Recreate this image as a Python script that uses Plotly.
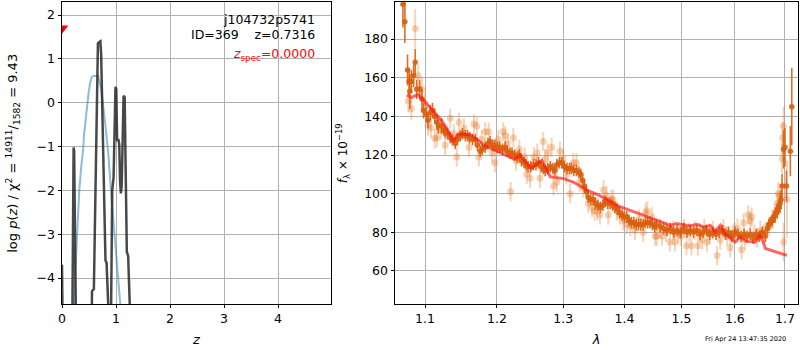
import plotly.graph_objects as go

# ---------------- left panel data: log p(z) ----------------
z_chi = [0.0, 0.005, 0.012, 0.19, 0.205, 0.215, 0.225, 0.245, 0.26, 0.55, 0.555, 0.59, 0.605,
         0.64, 0.665, 0.685, 0.71, 0.725, 0.76, 0.795, 0.805, 0.825, 0.84, 0.875, 0.905, 0.93,
         0.955, 0.975, 0.99, 1.005, 1.02, 1.045, 1.06, 1.075, 1.09, 1.105, 1.13, 1.14, 1.16,
         1.19, 1.2, 1.225, 1.26, 1.27, 4.98]
logp_chi = [-3.7, -4.4, -5.2, -5.2, -2.5, -1.02, -1.1, -3.5, -5.2, -5.2, -4.3, -4.25, -3.0,
            -0.5, 1.35, 1.38, 1.4, 1.1, -1.2, -2.9, -3.6, -3.65, -4.0, -5.2, -5.2, -2.0,
            -1.7, 0.0, 0.36, 0.3, -0.85, -0.85, -0.95, -1.8, -2.07, -1.9, 0.0, 0.16, 0.12,
            -2.2, -3.4, -3.5, -4.6, -5.2, -5.2]

z_pz = [0.21, 0.24, 0.28, 0.32, 0.36, 0.39, 0.41, 0.46, 0.49, 0.52, 0.55, 0.58, 0.67,
        0.70, 0.73, 0.80, 0.86, 0.92, 0.98, 1.04, 1.09, 1.12]
logp_pz = [-5.2, -4.0, -3.0, -2.0, -1.4, -1.09, -0.71, -0.1, 0.2, 0.45, 0.58, 0.61, 0.61,
           0.45, 0.27, -0.48, -1.2, -2.23, -3.1, -3.9, -4.6, -5.2]

z_spec_marker = [0.0]
logp_spec_marker = [1.7]

# ---------------- right panel data: spectrum ----------------
lam_dark = [1.071, 1.0735, 1.077, 1.079, 1.080, 1.082, 1.085, 1.087, 1.089, 1.093, 1.096, 1.098,
            1.102, 1.104, 1.107, 1.110, 1.113, 1.116, 1.118, 1.122, 1.125, 1.127, 1.130, 1.134,
            1.137, 1.141, 1.144, 1.148, 1.151, 1.155, 1.158, 1.161, 1.165, 1.169, 1.172, 1.176,
            1.179, 1.183, 1.187, 1.190, 1.194, 1.197, 1.201, 1.204, 1.208, 1.212, 1.215, 1.219,
            1.222, 1.226, 1.230, 1.233, 1.236, 1.240, 1.243, 1.246, 1.250, 1.254, 1.258, 1.262,
            1.266, 1.269, 1.272, 1.276, 1.280, 1.284, 1.287, 1.290, 1.294, 1.298, 1.302, 1.306,
            1.310, 1.313, 1.317, 1.321, 1.325, 1.328, 1.331, 1.334, 1.337, 1.340, 1.344, 1.348,
            1.352, 1.356, 1.360, 1.364, 1.368, 1.372, 1.376, 1.380, 1.384, 1.388, 1.392, 1.396,
            1.400, 1.404, 1.408, 1.412, 1.416, 1.420, 1.424, 1.428, 1.432, 1.436, 1.440, 1.444,
            1.448, 1.452, 1.455, 1.462, 1.468, 1.474, 1.480, 1.486, 1.492, 1.498, 1.504, 1.510,
            1.516, 1.522, 1.528, 1.534, 1.540, 1.546, 1.552, 1.558, 1.564, 1.570, 1.576, 1.582,
            1.588, 1.594, 1.600, 1.606, 1.612, 1.618, 1.624, 1.630, 1.636, 1.642, 1.648, 1.654,
            1.660, 1.664, 1.667, 1.670, 1.674, 1.677, 1.680, 1.684, 1.687, 1.690, 1.692, 1.694,
            1.697, 1.700, 1.703, 1.711, 1.714]
flux_dark = [198, 189, 164, 158, 153, 158, 161, 168, 154, 154, 149, 143,
             141, 138, 142, 143, 140, 137, 135, 135, 133, 132, 131, 129,
             128, 126, 128, 130, 131, 130, 130, 129, 128, 128, 125, 122,
             123, 124, 126, 127, 125, 125, 124, 124, 123, 124, 122, 121,
             121, 120, 119, 120, 117, 116, 115, 114, 114, 115, 115, 116,
             114, 113, 112, 113, 114, 113, 112, 115, 116, 116, 114, 113,
             113, 113, 112, 112, 111, 110, 107, 104, 101, 98, 97, 97,
             95, 94, 93, 94, 96, 95, 95, 94, 93, 92, 90, 89,
             88, 88, 86, 85, 85, 84, 84, 84, 84, 85, 85, 85,
             84, 83, 84, 83, 82, 81, 82, 80, 81, 80, 82, 80,
             81, 80, 81, 79, 80, 81, 79, 80, 79, 80, 81, 79,
             80, 78, 80, 79, 78, 79, 78, 79, 77, 79, 78, 80,
             78, 82, 84, 85, 86, 88, 89, 91, 93, 95, 97, 104,
             123, 124, 104, 122, 145]
err_dark = [12, 11, 8, 7, 9, 6, 6, 7, 5, 5, 5, 4,
            4, 4, 4, 4, 4, 4, 4, 4, 3, 3, 3, 3,
            3, 3, 3, 3, 3, 3, 3, 3, 3, 3, 3, 3,
            3, 3, 3, 3, 3, 3, 3, 3, 3, 3, 3, 3,
            3, 3, 3, 3, 3, 3, 3, 3, 3, 3, 3, 3,
            3, 3, 3, 3, 3, 3, 3, 3, 3, 3, 3, 3,
            3, 3, 3, 3, 3, 3, 3, 3, 3, 3, 3, 3,
            3, 3, 3, 3, 3, 3, 3, 3, 3, 3, 3, 3,
            3, 3, 3, 3, 3, 3, 3, 3, 3, 3, 3, 3,
            3, 3, 3, 3, 3, 3, 3, 3, 3, 3, 3, 3,
            3, 3, 3, 3, 3, 3, 3, 3, 3, 3, 3, 3,
            3, 3, 3, 3, 3, 3, 3, 3, 3, 3, 3, 3,
            3, 3, 3, 3, 3, 3, 4, 4, 4, 5, 5, 6,
            10, 10, 8, 13, 20]

lam_light = [1.078, 1.082, 1.087, 1.091, 1.096, 1.100, 1.104, 1.108, 1.113, 1.116, 1.121, 1.127,
             1.134, 1.139, 1.143, 1.146, 1.153, 1.160, 1.167, 1.171, 1.174, 1.178, 1.183, 1.188,
             1.193, 1.197, 1.202, 1.209, 1.212, 1.216, 1.220, 1.224, 1.228, 1.233, 1.241, 1.244,
             1.249, 1.255, 1.260, 1.264, 1.269, 1.272, 1.276, 1.282, 1.285, 1.290, 1.295, 1.300,
             1.305, 1.311, 1.316, 1.321, 1.326, 1.332, 1.340, 1.346, 1.350, 1.354, 1.359, 1.365,
             1.370, 1.373, 1.378, 1.381, 1.387, 1.392, 1.398, 1.404, 1.410, 1.418, 1.425, 1.432,
             1.436, 1.439, 1.447, 1.453, 1.456, 1.461, 1.465, 1.472, 1.479, 1.485, 1.488, 1.494,
             1.499, 1.505, 1.509, 1.514, 1.518, 1.524, 1.530, 1.534, 1.538, 1.542, 1.547, 1.552,
             1.558, 1.566, 1.572, 1.578, 1.585, 1.591, 1.596, 1.600, 1.605, 1.613, 1.617, 1.620,
             1.626, 1.630, 1.633, 1.638, 1.644, 1.650, 1.656, 1.660, 1.668, 1.675, 1.680, 1.684,
             1.686, 1.690, 1.694, 1.695, 1.697, 1.697, 1.704]
flux_light = [148, 144, 185.5, 161, 154, 147, 135, 134, 128.5, 129, 133, 125,
              139, 131, 119, 137, 134, 124, 136, 135, 119, 128, 132, 132,
              121, 116, 128, 132, 130, 126, 101, 129, 117, 123, 119, 110,
              108, 119, 121, 108, 127, 118, 121, 124, 104, 106, 122, 118,
              110, 100, 116, 116, 106, 103, 95, 93, 91, 91, 89, 102,
              99, 89, 97, 97, 91, 89, 86, 84, 83, 81, 87, 80,
              90, 91, 88, 78, 78, 82, 78, 80, 75, 81, 75, 79,
              78, 82, 73, 80, 73, 81, 73, 80, 76, 82, 75, 79,
              81, 68, 76, 82, 78, 72, 79, 80, 82, 71, 85, 76,
              89, 86, 88, 79, 77, 81, 79, 80, 83, 87, 90, 95,
              100, 99, 118, 129, 135, 75, 97]
err_light = [6, 6, 10, 6, 6, 5, 5, 5, 5, 5, 5, 5,
             5, 5, 5, 5, 5, 5, 5, 5, 5, 5, 5, 5,
             5, 5, 5, 5, 5, 5, 5, 5, 5, 5, 5, 5,
             5, 5, 5, 5, 5, 5, 5, 5, 5, 5, 5, 5,
             5, 5, 5, 5, 5, 5, 5, 5, 5, 5, 5, 5,
             5, 5, 5, 5, 5, 5, 5, 5, 5, 5, 5, 5,
             5, 5, 5, 5, 5, 5, 5, 5, 5, 5, 5, 5,
             5, 5, 5, 5, 5, 5, 5, 5, 5, 5, 5, 5,
             5, 5, 5, 5, 5, 5, 5, 5, 5, 5, 5, 5,
             5, 5, 5, 5, 5, 5, 5, 5, 5, 5, 5, 5,
             6, 6, 8, 8, 10, 10, 20]

lam_model = [1.076, 1.082, 1.091, 1.104, 1.122, 1.131, 1.138, 1.145, 1.164, 1.182, 1.207, 1.226,
             1.234, 1.251, 1.267, 1.280, 1.301, 1.316, 1.338, 1.357, 1.373, 1.390, 1.425, 1.456,
             1.480, 1.491, 1.516, 1.528, 1.541, 1.553, 1.562, 1.572, 1.581, 1.601, 1.610, 1.623,
             1.640, 1.649, 1.656, 1.660, 1.677, 1.704]
flux_model = [151, 149.8, 151.3, 145.8, 138, 132.8, 126.8, 131, 130.3, 125, 120.8, 117.8,
              119.9, 113, 117.3, 108.7, 107.8, 106, 101.8, 99.2, 96.6, 93.5, 89.7, 86.2,
              83.6, 84.5, 83.3, 84.1, 82.7, 83.6, 80.2, 83.6, 79.3, 75, 77.6, 75.3,
              75, 78.4, 75, 71.6, 70.3, 68.1]

lam_ticks = [1.1, 1.2, 1.3, 1.4, 1.5, 1.6, 1.7]
lam_ticktext = ["1.1", "1.2", "1.3", "1.4", "1.5", "1.6", "1.7"]
flux_ticks = [60, 80, 100, 120, 140, 160, 180]
z_ticks = [0, 1, 2, 3, 4]
logp_ticks = [-4, -3, -2, -1, 0, 1, 2]
logp_ticktext = ["\u22124", "\u22123", "\u22122", "\u22121", "0", "1", "2"]

FONT = "DejaVu Sans"
GRID = "#b0b0b0"
ORANGE = "rgba(217,95,14,0.9)"
ORANGE_LIGHT = "rgba(230,120,40,0.33)"

fig = go.Figure()

fig.add_trace(go.Scatter(x=z_pz, y=logp_pz, mode="lines",
                         line=dict(color="rgba(31,119,180,0.5)", width=2),
                         xaxis="x", yaxis="y", showlegend=False))
fig.add_trace(go.Scatter(x=z_chi, y=logp_chi, mode="lines",
                         line=dict(color="rgba(40,40,40,0.85)", width=2.5),
                         xaxis="x", yaxis="y", showlegend=False))
fig.add_trace(go.Scatter(x=z_spec_marker, y=logp_spec_marker, mode="markers",
                         marker=dict(symbol="triangle-down", color="red", size=11),
                         xaxis="x", yaxis="y", showlegend=False))

fig.add_trace(go.Scatter(x=lam_light, y=flux_light, mode="markers",
                         marker=dict(color=ORANGE_LIGHT, size=7),
                         error_y=dict(type="data", array=err_light, color=ORANGE_LIGHT,
                                      thickness=2, width=0),
                         xaxis="x2", yaxis="y2", showlegend=False))
fig.add_trace(go.Scatter(x=lam_dark, y=flux_dark, mode="markers",
                         marker=dict(color=ORANGE, size=5.5),
                         error_y=dict(type="data", array=err_dark, color=ORANGE,
                                      thickness=1.6, width=0),
                         xaxis="x2", yaxis="y2", showlegend=False))
fig.add_trace(go.Scatter(x=lam_model, y=flux_model, mode="lines",
                         line=dict(color="rgba(255,20,20,0.65)", width=3),
                         xaxis="x2", yaxis="y2", showlegend=False))

axis_common = dict(showgrid=True, gridcolor=GRID, gridwidth=0.8, zeroline=False,
                   showline=True, linecolor="black", linewidth=1, mirror=True,
                   ticks="outside", ticklen=3.5, tickwidth=0.8, tickcolor="black",
                   automargin=False,
                   tickfont=dict(family=FONT, size=12.5, color="black"))

fig.update_layout(
    width=800, height=350,
    margin=dict(l=0, r=0, t=0, b=0),
    paper_bgcolor="white", plot_bgcolor="white",
    font=dict(family=FONT, color="black"),
    xaxis=dict(domain=[0.0775, 0.41375], range=[0, 4.98], tickvals=z_ticks,
               title=dict(text="<i>z</i>", font=dict(size=13), standoff=9),
               anchor="y", **axis_common),
    yaxis=dict(domain=[0.13143, 0.99429], range=[-4.593, 2.297], tickvals=logp_ticks,
               ticktext=logp_ticktext, anchor="x", **axis_common),
    xaxis2=dict(domain=[0.49375, 0.9975], type="log", range=[0.02563, 0.23728],
                tickvals=lam_ticks, ticktext=lam_ticktext,
                title=dict(text="<i>λ</i>", font=dict(size=13), standoff=9),
                anchor="y2", **axis_common),
    yaxis2=dict(domain=[0.13143, 0.99429], range=[42.9, 199.2], tickvals=flux_ticks,
                anchor="x2", **axis_common),
    annotations=[
        dict(text="log <i>p</i>(<i>z</i>) / χ<sup>2</sup> = <sup>14911</sup>/<sub>1582</sub> = 9.43",
             xref="paper", yref="paper", x=0.016, y=0.563, textangle=-90,
             xanchor="center", yanchor="middle", showarrow=False,
             font=dict(family=FONT, size=13, color="black")),
        dict(text="<i>f</i><sub>λ</sub> × 10<sup>−19</sup>",
             xref="paper", yref="paper", x=0.429, y=0.563, textangle=-90,
             xanchor="center", yanchor="middle", showarrow=False,
             font=dict(family=FONT, size=12, color="black")),
        dict(text="j104732p5741", xref="paper", yref="paper", x=0.396, y=0.943,
             xanchor="right", yanchor="middle", showarrow=False,
             font=dict(family=FONT, size=12.5, color="black")),
        dict(text="ID=369\u00a0\u00a0\u00a0\u00a0z=0.7316", xref="paper", yref="paper", x=0.396, y=0.9,
             xanchor="right", yanchor="middle", showarrow=False,
             font=dict(family=FONT, size=12.5, color="black")),
        dict(text="<i>z</i><sub>spec</sub>=0.0000", xref="paper", yref="paper", x=0.396, y=0.845,
             xanchor="right", yanchor="middle", showarrow=False,
             font=dict(family=FONT, size=12.5, color="red")),
        dict(text="Fri Apr 24 13:47:35 2020", xref="paper", yref="paper", x=0.985, y=0.031,
             xanchor="right", yanchor="middle", showarrow=False,
             font=dict(family=FONT, size=6.5, color="black")),
    ],
)

fig.write_html("out.html", config={"displayModeBar": False},
               post_script="document.body.style.margin='0';")
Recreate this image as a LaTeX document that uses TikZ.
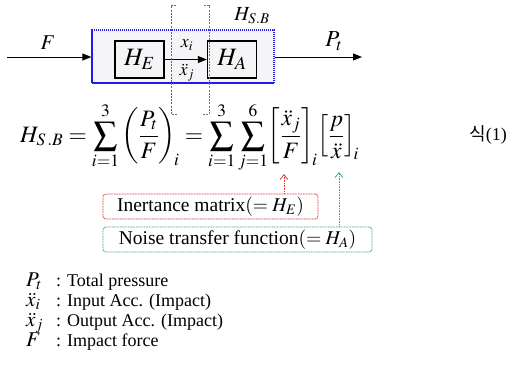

※ ※ ※

**Instruction**
Return only the lines running from the start of the entries above to the line that contains "import plotly.graph_objects as go", inclusive, and omit every picture.

**Reply to the task**
Recreate this image as a Python script that uses Plotly.
import plotly.graph_objects as go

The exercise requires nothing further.